The Fairfax County Office of Environmental and Energy Coordination has proposed a process of drafting a five-cent plastic bag tax ordinance in Tuesday’s Fairfax County Board of Supervisors Environmental Committee meeting.
According to Susan Hafeli, the Deputy Director of OEEC, Fairfax County legislation allows the county to adopt an ordinance imposing a five-cent tax on most disposable plastic bags provided by grocery stores, convenience stores and drugstores.
As of right now, there are no guidelines from the state regarding the creation of a plastic bag ordinance, rather, the state intends to wait until a locality adopts an ordinance to consider guidelines, according to the presentation.
The revenues are to be appropriated for environmental clean-up, mitigation of pollution and litter, education and the provision of reusable bags to recipients of a federal food support program, according to Hafeli.
The proposed plastic bag tax could generate annual aggregate local revenues of between $20.8 to $24.9 million statewide, although, the tax may be more of an “impetus to behavior change rather than a revenue generator,” said Hafeli.
Across the region, the Northern Virginia Regional Commission Waste Management Board has begun exploring the issues laid out in the legislation, according to Hafeli. Additionally, Arlington County is planning to convene a public workgroup in early 2021 to discuss the adoption of a plastic bag tax, with the discussion of issues regarding equity in the county.
OEEC anticipates that action for this process will occur in two phases. The first phase will focus on public engagement, from developing an informative website, to holding one or more workshops for input, to releasing an electronic survey.
The second phase will focus on the development of the ordinance, including updating the webpage with the proposed ordinance and requests for comments, presentations to the Board’s Environmental Committee, and requests to advertise and hold a public hearing, according to Hafeli.
Concerns from several supervisors regarding the ordinance included confusion regarding state guidelines, equity issues within the community, and ensuring there is good research on the issue, especially in the midst of the pandemic.

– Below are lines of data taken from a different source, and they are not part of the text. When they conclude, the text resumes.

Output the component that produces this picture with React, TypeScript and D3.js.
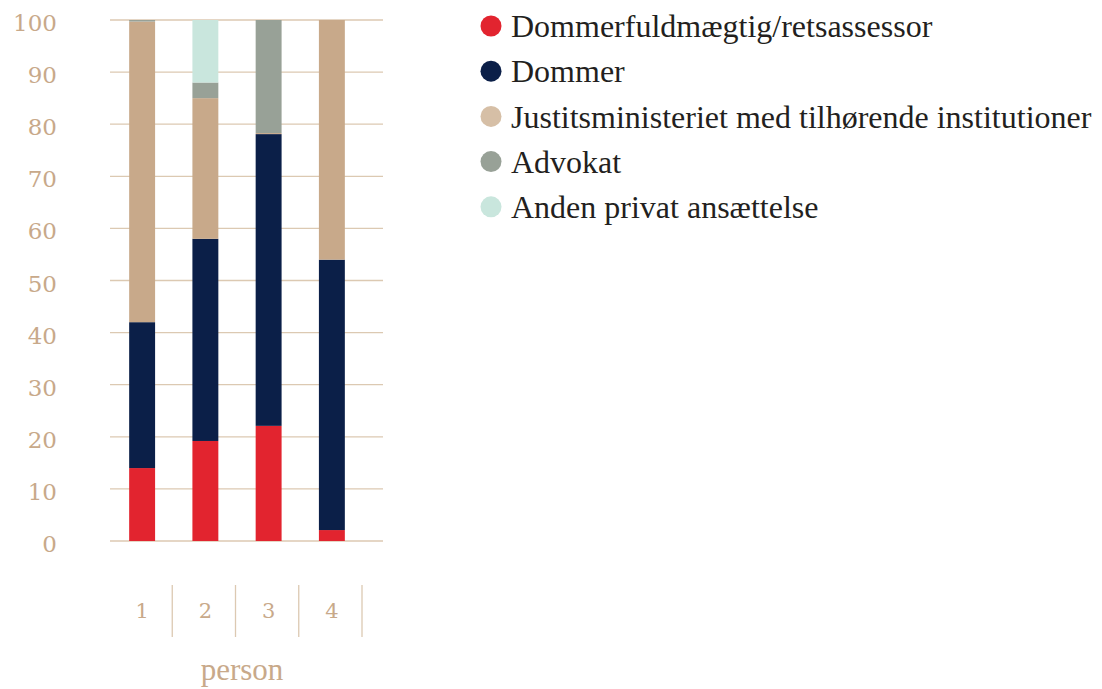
import React from "react";
import * as d3 from "d3";

const categories = ["1", "2", "3", "4"];
const seriesNames = [
  "Dommerfuldmægtig/retsassessor",
  "Dommer",
  "Justitsministeriet med tilhørende institutioner",
  "Advokat",
  "Anden privat ansættelse",
];
const dommerfuldmaegtig = [14.0, 19.2, 22.1, 2.1];
const dommer = [28.0, 38.8, 56.0, 51.9];
const justits = [57.7, 27.0, 0.2, 46.0];
const advokat = [0.3, 3.0, 21.7, 0];
const andenPrivat = [0, 12.0, 0, 0];
const yTicks = [0, 10, 20, 30, 40, 50, 60, 70, 80, 90, 100];

const barColors = ["#E2242F", "#0B1F48", "#C8A98A", "#98A197", "#C9E6DD"];
const legendColors = ["#E2242F", "#0B1F48", "#D6BFA6", "#98A197", "#C9E6DD"];
const axisColor = "#C8A98A";
const gridColor = "#DCC9B2";

export default function App() {
  const W = 1102, H = 689;
  const y = d3.scaleLinear().domain([0, 100]).range([541, 20]);
  const x = d3.scaleBand<string>().domain(categories).range([110.5, 363.5]).paddingInner(0.59).paddingOuter(0.295);
  const rows = categories.map((c, i) => {
    const r: any = { cat: c };
    r.s0 = dommerfuldmaegtig[i];
    r.s1 = dommer[i];
    r.s2 = justits[i];
    r.s3 = advokat[i];
    r.s4 = andenPrivat[i];
    return r;
  });
  const stack = d3.stack<any>().keys(["s0", "s1", "s2", "s3", "s4"]);
  const layers = stack(rows);
  const step = x.step();

  return (
    <svg width={W} height={H} style={{ position: "absolute", left: 0, top: 0 }} fontFamily="'Liberation Serif', serif">
      {yTicks.map((t) => (
        <g key={t}>
          <line x1={110} x2={383} y1={y(t)} y2={y(t)} stroke={gridColor} strokeWidth={1.3} />
          <text x={57} y={y(t) + 3} dy="0.35em" textAnchor="end" fill={axisColor} fontSize={23} fontFamily="'DejaVu Serif', serif">{t}</text>
        </g>
      ))}
      {layers.map((layer, li) => (
        <g key={li} fill={barColors[li]}>
          {layer.map((d, i) => (
            d[1] - d[0] > 0 ? (
              <rect key={i} x={x(categories[i])!} width={x.bandwidth()} y={y(d[1])} height={y(d[0]) - y(d[1])} />
            ) : null
          ))}
        </g>
      ))}
      {categories.map((c) => (
        <g key={c}>
          <line x1={x(c)! + x.bandwidth() / 2 + step / 2 - 1.5} x2={x(c)! + x.bandwidth() / 2 + step / 2 - 1.5} y1={585} y2={637} stroke={gridColor} strokeWidth={1.3} />
          <text x={x(c)! + x.bandwidth() / 2} y={611} dy="0.35em" textAnchor="middle" fill={axisColor} fontSize={21} fontFamily="'DejaVu Serif', serif">{c}</text>
        </g>
      ))}
      <text x={242} y={680} textAnchor="middle" fill={axisColor} fontSize={31}>person</text>
      {seriesNames.map((n, i) => (
        <g key={n} transform={`translate(0, ${26 + i * 45.2})`}>
          <circle cx={491} cy={0} r={10.5} fill={legendColors[i]} />
          <text x={511} y={0} dy="0.35em" fill="#231F20" fontSize={32}>{n}</text>
        </g>
      ))}
    </svg>
  );
}
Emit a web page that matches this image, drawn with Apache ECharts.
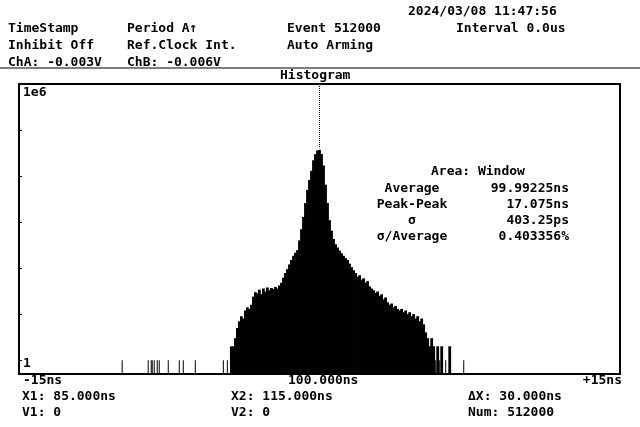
<!DOCTYPE html>
<html><head><meta charset="utf-8">
<script src="https://cdn.jsdelivr.net/npm/echarts@6/dist/echarts.min.js"></script>
<style>html,body{margin:0;padding:0;background:#fff}#c{width:640px;height:427px}</style>
</head><body><div id="c"></div>
<script>
// bin centres (ns) and counts
const binTimes = [90.15,91.45,91.6,91.65,91.75,91.9,92.0,92.45,93.0,93.2,93.8,95.2,95.4,
  95.6,95.7,95.8,95.9,96.0,96.1,96.2,96.3,96.4,96.5,
  96.6,96.7,96.8,96.9,97.0,97.1,97.2,97.3,97.4,97.5,
  97.6,97.7,97.8,97.9,98.0,98.1,98.2,98.3,98.4,98.5,
  98.6,98.7,98.8,98.9,99.0,99.1,99.2,99.3,99.4,99.5,
  99.6,99.7,99.8,99.9,100.0,100.1,100.2,100.3,100.4,100.5,
  100.6,100.7,100.8,100.9,101.0,101.1,101.2,101.3,101.4,101.5,
  101.6,101.7,101.8,101.9,102.0,102.1,102.2,102.3,102.4,102.5,
  102.6,102.7,102.8,102.9,103.0,103.1,103.2,103.3,103.4,103.5,
  103.6,103.7,103.8,103.9,104.0,104.1,104.2,104.3,104.4,104.5,
  104.6,104.7,104.8,104.9,105.0,105.1,105.2,105.3,105.4,105.5,
  105.6,105.7,105.8,105.9,106.0,106.1,106.3,106.5,107.2];
const binCounts = [1,1,1,1,1,1,1,1,1,1,1,1,1,
  2,2,3,5,7,9,8,12,14,13,
  16,24,30,28,34,27,36,31,38,33,
  37,35,39,36,42,48,62,78,95,120,
  150,185,215,245,400,700,1290,2600,5000,8200,
  13000,22000,30000,36000,37000,30000,17000,6500,2600,1100,
  650,430,330,280,240,210,185,165,150,125,
  105,90,78,65,70,56,60,48,52,40,
  36,33,29,31,25,27,21,23,18,16,
  17,14,15,13,12,13,11,12,10,11,
  9,10,8,9,7,8,6,4,3,2,
  3,2,1,2,1,2,1,2,1];
const headerRows = [
  ["TimeStamp","Period A\u2191","Event 512000","Interval 0.0us"],
  ["Inhibit Off","Ref.Clock Int.","Auto Arming",""],
  ["ChA: -0.003V","ChB: -0.006V","",""]
];
const statsLabels = ["Average","Peak-Peak","\u03c3","\u03c3/Average"];
const statsValues = ["99.99225ns","17.075ns","403.25ps","0.403356%"];
const footerRows = [["X1: 85.000ns","X2: 115.000ns","\u0394X: 30.000ns"],["V1: 0","V2: 0","Num: 512000"]];

const F = '"DejaVu Sans Mono", "Liberation Mono", monospace';
const st = (o)=>Object.assign({font:'bold 13px '+F, fill:'#000', textVerticalAlign:'top'},o);
const g = [];
g.push({type:'text',style:st({x:408,y:5,text:'2024/03/08 11:47:56'})});
const cols=[8,127,287,456];
headerRows.forEach((r,i)=>r.forEach((t,j)=>{ if(t) g.push({type:'text',style:st({x:cols[j],y:22+i*17,text:t})}); }));
g.push({type:'line',shape:{x1:0,y1:68,x2:640,y2:68},style:{stroke:'#000',lineWidth:1}});
g.push({type:'text',style:st({x:280,y:69,text:'Histogram'})});
g.push({type:'text',style:st({x:23,y:86,text:'1e6'})});
g.push({type:'text',style:st({x:23,y:357,text:'1'})});
g.push({type:'text',style:st({x:431,y:165,text:'Area: Window'})});
statsLabels.forEach((t,i)=>{
  g.push({type:'text',style:st({x:412,y:182+i*16,text:t,textAlign:'center'})});
  g.push({type:'text',style:st({x:569,y:182+i*16,text:statsValues[i],textAlign:'right'})});
});
g.push({type:'text',style:st({x:23,y:374,text:'-15ns'})});
g.push({type:'text',style:st({x:288,y:374,text:'100.000ns'})});
g.push({type:'text',style:st({x:622,y:374,text:'+15ns',textAlign:'right'})});
const fcols=[22,231,468];
footerRows.forEach((r,i)=>r.forEach((t,j)=>g.push({type:'text',style:st({x:fcols[j],y:390+i*16,text:t})})));

const chart = echarts.init(document.getElementById('c'));
chart.setOption({
  animation:false,
  grid:{left:19,right:20,top:84,bottom:53},
  xAxis:{type:'value',min:85,max:115,axisLabel:{show:false},axisTick:{show:false},splitLine:{show:false},
    axisLine:{lineStyle:{color:'#000',width:2,type:'dashed'}}},
  yAxis:{type:'log',logBase:10,min:0.5,max:1e6,axisLabel:{show:false},splitLine:{show:false},
    axisTick:{show:true,inside:true,length:3,lineStyle:{color:'#000'}},
    axisLine:{show:true,lineStyle:{color:'#000',width:2,type:'dashed'}}},
  graphic:g.concat([{type:'rect',shape:{x:19,y:84,width:601,height:290},style:{fill:'none',stroke:'#000',lineWidth:2}}]),
  series:[{type:'custom',
    data:binTimes.map((t,i)=>[t,binCounts[i]]),
    renderItem:function(params,api){
      const top=api.coord([api.value(0),api.value(1)]);
      const base=api.coord([api.value(0),0.5]);
      const w = api.value(1)<=1 ? 1 : 2.8;
      return {type:'rect',shape:{x:top[0]-w/2,y:top[1],width:w,height:base[1]-top[1]},style:{fill:'#000',stroke:null}};
    }},
    {type:'line',data:[],markLine:{symbol:'none',silent:true,label:{show:false},lineStyle:{color:'#000',type:'dotted',width:1},
      data:[[{coord:[100,1e6]},{coord:[100,40000]}]]}}]
});
</script></body></html>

However, most supervisors agreed that the environmental issue with plastic bags is significant, and that data from other major water sources, including the Anacostia River, has shown a plastic bag tax to have positive environmental effects.
Moving forward, the Board is looking to clarify the state’s policies while working in conjunction with regional partners and plan for further conversation on how to create the ordinance.
The next Environmental Committee Meeting will take place on Tuesday, Feb. 2 at 11 a.m.